No Brasil, as mudanças no uso da terra — desmatamento — são os principais vetores de emissão de gases de efeito estufa: 44% do total de emissões brutas em 2019, segundo o SEEG, o Sistema de Estimativas de Emissões de Gases de Efeito Estufa do Observatório do Clima. A principal meta da PNMC, reduzir o desmatamento na Amazônia em em 80% em 2020 em relação à média verificada entre 1996 e 2005, não foi cumprida: após o desmonte do combate ao desmatamento pelo governo de Jair Bolsonaro, a devastação em 2020 ficou 176% acima do exigido pela lei.
Outro exemplo: as emissões diretamente relacionadas à agropecuária respondiam por 28% das emissões brasileiras em 2019. O Plano Setorial de Mitigação e de Adaptação às Mudanças Climáticas para a Consolidação de uma Economia de Baixa Emissão de Carbono na Agricultura (Plano ABC), que também é parte da PNMC, tem sido aplicado com volume de recursos muito aquém do necessário. Para a safra 2021-2022 foram previstos apenas R$ 5 bilhões de um total de R$ 251 bilhões do Plano Safra, portanto, 2% do crédito rural foi destinado a financiar atividades que ajudam a reduzir emissões.

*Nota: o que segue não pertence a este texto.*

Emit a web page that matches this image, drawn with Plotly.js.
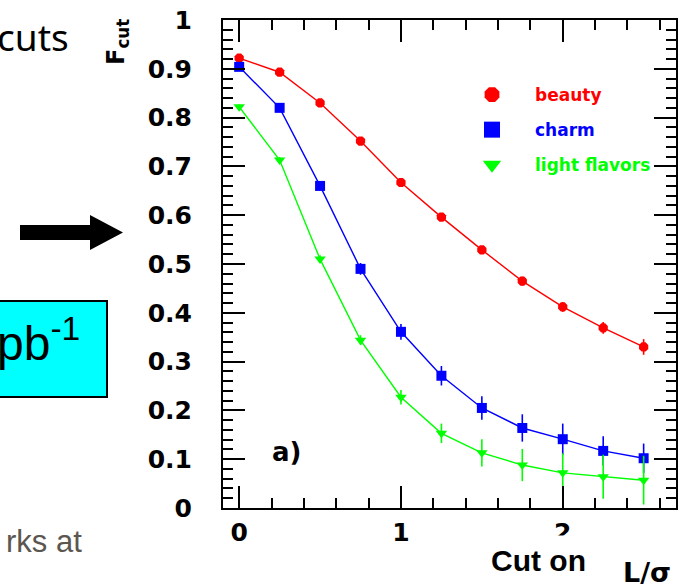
<!DOCTYPE html>
<html>
<head>
<meta charset="utf-8">
<script src="https://cdn.plot.ly/plotly-3.0.1.min.js"></script>
<style>html,body{margin:0;padding:0;background:#fff;}#chart{width:684px;height:588px;}</style>
</head>
<body>
<div id="chart"></div>
<script>
// ---- data ----
var cutValues = [0, 0.25, 0.5, 0.75, 1.0, 1.25, 1.5, 1.75, 2.0, 2.25, 2.5];
var beauty = [0.922, 0.893, 0.830, 0.752, 0.667, 0.596, 0.529, 0.465, 0.412, 0.369, 0.330];
var beautyErr = [0.004, 0.004, 0.005, 0.005, 0.006, 0.007, 0.008, 0.009, 0.010, 0.012, 0.016];
var charm = [0.904, 0.820, 0.660, 0.490, 0.361, 0.271, 0.205, 0.164, 0.141, 0.117, 0.102];
var charmErr = [0.005, 0.007, 0.009, 0.012, 0.016, 0.020, 0.024, 0.028, 0.032, 0.030, 0.030];
var light = [0.822, 0.713, 0.510, 0.344, 0.227, 0.153, 0.113, 0.088, 0.072, 0.064, 0.057];
var lightErr = [0.005, 0.006, 0.008, 0.010, 0.015, 0.020, 0.028, 0.033, 0.040, 0.045, 0.050];
var seriesNames = ['beauty', 'charm', 'light flavors'];
var xTickLabels = ['0', '1', '2'];

// ---- geometry helpers (pixel -> paper) for decorations ----
var L = 223, R = 8, T = 20, B = 80, W = 684, H = 588;
var pw = W - L - R, ph = H - T - B;
function PX(px) { return (px - L) / pw; }
function PY(py) { return (H - B - py) / ph; }

var colors = ['#ff0000', '#0000ff', '#00ff00'];
var symbols = ['octagon', 'square', 'triangle-down'];
var ys = [beauty, charm, light];
var errs = [beautyErr, charmErr, lightErr];

var traces = [];
for (var i = 0; i < 3; i++) {
  traces.push({
    x: cutValues, y: ys[i], type: 'scatter', mode: 'lines+markers',
    line: {color: colors[i], width: 1.4},
    marker: {color: colors[i], symbol: symbols[i], size: 10},
    error_y: {type: 'data', array: errs[i], visible: true, color: colors[i], thickness: 1.6, width: 0},
    showlegend: false, hoverinfo: 'skip'
  });
}
// legend entries (larger legend symbols, as in the original key)
for (var j = 0; j < 3; j++) {
  traces.push({
    x: [null], y: [null], type: 'scatter', mode: 'markers',
    name: '<span style="color:' + colors[j] + '">' + seriesNames[j] + '</span>',
    legendgroup: 'g' + j,
    marker: {color: colors[j], symbol: symbols[j], size: 16}
  });
}

var axisCommon = {
  showline: true, linewidth: 2, linecolor: '#000', mirror: 'ticks',
  ticks: 'inside', ticklen: 22, tickwidth: 2, tickcolor: '#000',
  showgrid: false, zeroline: false,
  tickfont: {family: 'DejaVu Sans', size: 25, color: '#000', weight: 'bold'}
};

var layout = {
  width: W, height: H,
  margin: {l: L, r: R, t: T, b: B},
  paper_bgcolor: '#fff', plot_bgcolor: '#fff',
  showlegend: true,
  legend: {
    x: PX(449), y: PY(77), xanchor: 'left', yanchor: 'top',
    bgcolor: 'rgba(0,0,0,0)', borderwidth: 0,
    itemwidth: 76, tracegroupgap: 10,
    font: {family: 'DejaVu Sans', size: 17, weight: 'bold'}
  },
  xaxis: Object.assign({}, axisCommon, {
    range: [-0.1, 2.7], tickmode: 'array', tickvals: [0, 1, 2], ticktext: xTickLabels,
    ticklabelstandoff: 1,
    minor: {dtick: 0.2, tick0: 0, ticks: 'inside', ticklen: 10, tickwidth: 2, tickcolor: '#000'}
  }),
  yaxis: Object.assign({}, axisCommon, {
    range: [0, 1], dtick: 0.1, tick0: 0, ticklabelstandoff: 24,
    minor: {dtick: 0.02, tick0: 0, ticks: 'inside', ticklen: 10, tickwidth: 2, tickcolor: '#000'}
  }),
  shapes: [
    {type: 'rect', xref: 'paper', yref: 'paper', x0: PX(-10), x1: PX(107), y0: PY(397), y1: PY(301),
     fillcolor: '#00ffff', line: {color: '#000', width: 2}, layer: 'above'},
    {type: 'path', xref: 'paper', yref: 'paper',
     path: 'M' + PX(20) + ',' + PY(225) + ' L' + PX(90) + ',' + PY(225) + ' L' + PX(90) + ',' + PY(215) +
           ' L' + PX(123) + ',' + PY(232.5) + ' L' + PX(90) + ',' + PY(250) + ' L' + PX(90) + ',' + PY(240) +
           ' L' + PX(20) + ',' + PY(240) + ' Z',
     fillcolor: '#000', line: {color: '#000', width: 0}}
  ],
  annotations: [
    {text: 'cuts', xref: 'paper', yref: 'paper', x: PX(71), y: PY(36), xanchor: 'right', yanchor: 'middle',
     showarrow: false, font: {family: 'Noto Sans', size: 37, color: '#000'}},
    {text: 'pb<sup>-1</sup>', xref: 'paper', yref: 'paper', x: PX(82), y: PY(340), xanchor: 'right', yanchor: 'middle',
     showarrow: false, font: {family: 'Liberation Sans', size: 48, color: '#000'}},
    {text: 'rks at', xref: 'paper', yref: 'paper', x: PX(84), y: PY(541), xanchor: 'right', yanchor: 'middle',
     showarrow: false, font: {family: 'Liberation Sans', size: 31, color: '#5c5650'}},
    {text: 'F<sub>cut</sub>', xref: 'paper', yref: 'paper', x: PX(117), y: PY(42), xanchor: 'center', yanchor: 'middle',
     textangle: -90, showarrow: false, font: {family: 'DejaVu Sans', size: 24, color: '#000', weight: 'bold'}},
    {text: 'a)', xref: 'paper', yref: 'paper', x: PX(286), y: PY(452), xanchor: 'center', yanchor: 'middle',
     showarrow: false, font: {family: 'DejaVu Sans', size: 26, color: '#000', weight: 'bold'}},
    {text: 'Cut on', xref: 'paper', yref: 'paper', x: PX(538), y: PY(560), xanchor: 'center', yanchor: 'middle',
     showarrow: false, bgcolor: '#fff', borderpad: 8,
     font: {family: 'Liberation Sans', size: 30, color: '#000', weight: 'bold'}},
    {text: 'L/σ', xref: 'paper', yref: 'paper', x: PX(647), y: PY(572), xanchor: 'center', yanchor: 'middle',
     showarrow: false, font: {family: 'DejaVu Sans', size: 27, color: '#000', weight: 'bold'}}
  ]
};

Plotly.newPlot('chart', traces, layout, {displayModeBar: false, staticPlot: true});
</script>
</body>
</html>
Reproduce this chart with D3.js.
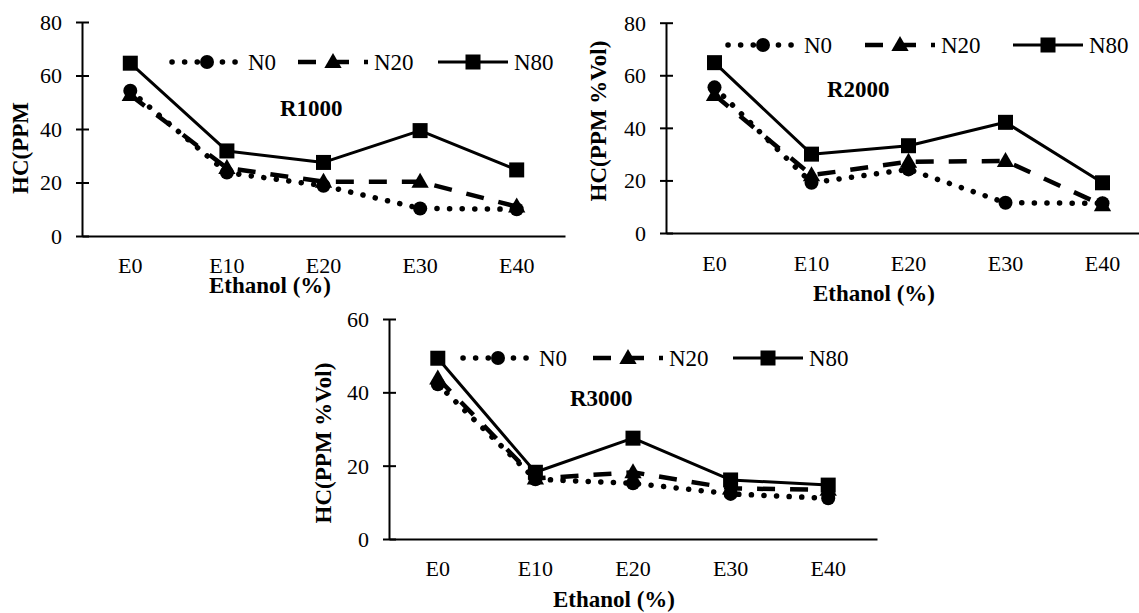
<!DOCTYPE html>
<html>
<head>
<meta charset="utf-8">
<script src="https://cdn.jsdelivr.net/npm/d3@7"></script>
<style>
  html, body { margin: 0; padding: 0; background: #fff; }
  svg { display: block; }
  svg text { font-family: "Liberation Serif", "Times New Roman", Tinos, "DejaVu Serif", serif; fill: #000; }
</style>
</head>
<body>
<svg id="chart" width="1139" height="613"></svg>
<script>
// ---- data ----
const categories = ["E0", "E10", "E20", "E30", "E40"];
const seriesNames = ["N0", "N20", "N80"];

const r1000_N0  = [54.3, 23.7, 18.8, 10.3, 10.0];
const r1000_N20 = [52.7, 25.4, 20.3, 20.3, 11.0];
const r1000_N80 = [64.6, 31.8, 27.5, 39.4, 24.7];

const r2000_N0  = [55.4, 19.1, 24.2, 11.5, 11.3];
const r2000_N20 = [52.5, 22.0, 27.1, 27.4, 10.6];
const r2000_N80 = [64.8, 30.0, 33.2, 42.1, 19.1];

const r3000_N0  = [42.2, 16.3, 15.2, 12.3, 11.1];
const r3000_N20 = [43.8, 16.5, 18.2, 13.8, 13.4];
const r3000_N80 = [49.3, 18.2, 27.5, 16.1, 14.7];

const ticks80 = [0, 20, 40, 60, 80];
const ticks60 = [0, 20, 40, 60];

const xTitle = "Ethanol (%)";

// ---- layout ----
const charts = [
  { label: "R1000", yTitle: "HC(PPM", series: [r1000_N0, r1000_N20, r1000_N80], ticks: ticks80, yMax: 80,
    axisX: 82, axisEnd: 565, yTop: 22, yBot: 236, tickBase: 273,
    xTitleCx: 270, xTitleY: 293, yTitleCx: 20, yTitleCy: 148,
    labelX: 280, labelY: 116, legendY: 62, legendX: [172, 298, 438] },
  { label: "R2000", yTitle: "HC(PPM %Vol)", series: [r2000_N0, r2000_N20, r2000_N80], ticks: ticks80, yMax: 80,
    axisX: 666, axisEnd: 1151, yTop: 22.7, yBot: 233, tickBase: 271,
    xTitleCx: 874, xTitleY: 301, yTitleCx: 598, yTitleCy: 121,
    labelX: 827, labelY: 97, legendY: 45, legendX: [728, 865, 1013] },
  { label: "R3000", yTitle: "HC(PPM %Vol)", series: [r3000_N0, r3000_N20, r3000_N80], ticks: ticks60, yMax: 60,
    axisX: 389, axisEnd: 877, yTop: 319, yBot: 539, tickBase: 576,
    xTitleCx: 614, xTitleY: 607, yTitleCx: 323, yTitleCy: 443,
    labelX: 570, labelY: 406, legendY: 358, legendX: [463, 593, 733] }
];

const styles = [
  { width: 5.5, dash: "0.1 12.5", cap: "round", marker: "circle" },
  { width: 4.5, dash: "18 15", cap: "butt", marker: "triangle" },
  { width: 3, dash: null, cap: "butt", marker: "square" }
];

const FONT = "'Liberation Serif', 'Times New Roman', Tinos, 'DejaVu Serif', serif";
const svg = d3.select("#chart");
const TICK_FS = 22;
const FS = 23;

function drawMarker(g, type, x, y) {
  if (type === "circle") {
    g.append("circle").attr("cx", x).attr("cy", y).attr("r", 7).attr("fill", "#000");
  } else if (type === "square") {
    g.append("rect").attr("x", x - 7.5).attr("y", y - 7.5).attr("width", 15).attr("height", 15).attr("fill", "#000");
  } else {
    g.append("path").attr("d", d3.symbol(d3.symbolTriangle, 130)())
      .attr("transform", `translate(${x},${y + 1})`).attr("fill", "#000");
  }
}

charts.forEach(c => {
  const g = svg.append("g").attr("font-family", FONT);
  const x = d3.scaleBand().domain(categories).range([c.axisX, c.axisEnd]);
  const y = d3.scaleLinear().domain([0, c.yMax]).range([c.yBot, c.yTop]);

  // x axis
  const xg = g.append("g").attr("transform", `translate(0,${c.yBot})`)
    .call(d3.axisBottom(x).tickSize(0).tickSizeOuter(0));
  xg.attr("font-family", FONT);
  xg.select(".domain").attr("stroke", "#000").attr("stroke-width", 2);
  xg.selectAll("text").attr("y", c.tickBase - c.yBot).attr("dy", 0)
    .attr("font-family", FONT).style("font-family", FONT).style("font-size", TICK_FS + "px");

  // y axis
  const yg = g.append("g").attr("transform", `translate(${c.axisX},0)`)
    .call(d3.axisLeft(y).tickValues(c.ticks).tickSize(6).tickSizeOuter(0).tickFormat(d3.format("d")));
  yg.attr("font-family", FONT);
  yg.select(".domain").attr("stroke", "#000").attr("stroke-width", 2);
  yg.selectAll(".tick line").attr("x1", 7).attr("x2", -6).attr("stroke", "#000").attr("stroke-width", 2);
  yg.selectAll(".tick text").attr("x", -20).attr("dy", "0.34em")
    .attr("font-family", FONT).style("font-family", FONT).style("font-size", TICK_FS + "px");

  // titles
  g.append("text").attr("x", c.xTitleCx).attr("y", c.xTitleY).attr("text-anchor", "middle")
    .style("font-family", FONT).style("font-size", FS + "px").style("font-weight", "bold").text(xTitle);
  g.append("text").attr("transform", `translate(${c.yTitleCx},${c.yTitleCy}) rotate(-90)`)
    .attr("text-anchor", "middle").attr("dy", "0.35em")
    .style("font-family", FONT).style("font-size", FS + "px").style("font-weight", "bold").text(c.yTitle);
  g.append("text").attr("x", c.labelX).attr("y", c.labelY)
    .style("font-family", FONT).style("font-size", FS + "px").style("font-weight", "bold").text(c.label);

  // series
  const line = d3.line().x((d, i) => x(categories[i]) + x.bandwidth() / 2).y(d => y(d));
  c.series.forEach((vals, si) => {
    const st = styles[si];
    const p = g.append("path").attr("d", line(vals)).attr("fill", "none")
      .attr("stroke", "#000").attr("stroke-width", st.width).attr("stroke-linecap", st.cap)
      .attr("stroke-linejoin", "round");
    if (st.dash) p.attr("stroke-dasharray", st.dash);
    vals.forEach((v, i) => drawMarker(g, st.marker, x(categories[i]) + x.bandwidth() / 2, y(v)));
  });

  // legend
  seriesNames.forEach((name, si) => {
    const st = styles[si];
    const lx = c.legendX[si], ly = c.legendY;
    const p = g.append("line").attr("x1", lx).attr("x2", lx + 70).attr("y1", ly).attr("y2", ly)
      .attr("stroke", "#000").attr("stroke-width", st.width).attr("stroke-linecap", st.cap);
    if (st.dash) p.attr("stroke-dasharray", st.dash);
    drawMarker(g, st.marker, lx + 35, ly);
    g.append("text").attr("x", lx + 76).attr("y", ly).attr("dy", "0.35em")
      .style("font-family", FONT).style("font-size", FS + "px").text(name);
  });
});
</script>
</body>
</html>
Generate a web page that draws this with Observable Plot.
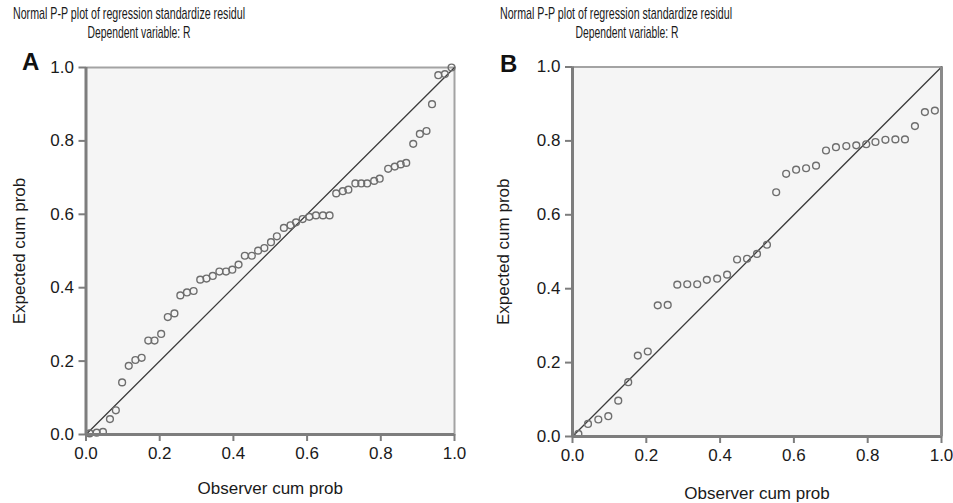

Na frente de energia (19% do total nacional de emissões em 2019), a situação se agravou com a crise hídrica. Na contramão das soluções sustentáveis, a Lei nº 14.182/2021 sancionada pelo atual governo prevê a contratação obrigatória de 8 gigawatts (duas vezes a geração média de Belo Monte) em termelétricas movidas a gás natural para suprir as necessidades adicionais de geração no país durante os próximos 15 anos. Isso aumentará em um terço as emissões do setor elétrico.
A ação também cita vários outros retrocessos no sistema nacional de proteção ambiental e controle do clima do regime Bolsonaro. Vão desde o esvaziamento da participação de representantes da sociedade civil em fóruns, espaços e comitês que tratam da questão da mudança do clima, até o congelamento de recursos em fundos formados para investir em soluções (Fundo Clima e Fundo Amazônia), passando pelo enfraquecimento dos principais órgãos de controle ambiental e climático (Ibama e ICMBio), engavetamento do Plano de Prevenção e Controle do Desmatamento na Amazônia e pela paralisação do processo sancionador de autuações ambientais.
Em relação às metas do Acordo de Paris, o Brasil também regrediu em termos de ambição climática. O compromisso apresentado em 2020 colide com o próprio texto do acordo, ao permitir que o país chegue a 2030 emitindo 400 milhões de toneladas de CO2e a mais que o proposto em 2015 — a chamada pedalada climática.
O texto da petição detalha oito principais casos de litígio climático em diferentes países, em situações similares a de atualização do Plano para evidenciar a legitimidade da demanda e, principalmente, do Judiciário em responder a esse tipo de desafio.
“Estamos indo à Justiça para obrigar o governo a fazer o mínimo que qualquer governo deveria fazer, que é proteger seus cidadãos dos impactos presentes e futuros da crise climática”, afirma Marcio Astrini, secretário-executivo do Observatório do Clima. “O Brasil não é apenas um dos maiores vilões da mudança do clima, mas também uma de suas principais vítimas. Deveríamos ter um plano de clima consistente com a urgência apontada pela ciência não para cumprir obrigações internacionais, mas para ajudar a evitar tragédias como a crise hídrica atual e impulsionar nossa economia, já que no Brasil agir no clima também significa gerar emprego e renda. Infelizmente não podemos esperar que o regime Bolsonaro e os líderes do atual Congresso Nacional atuem em favor do país, então estamos recorrendo ao Judiciário para isso.”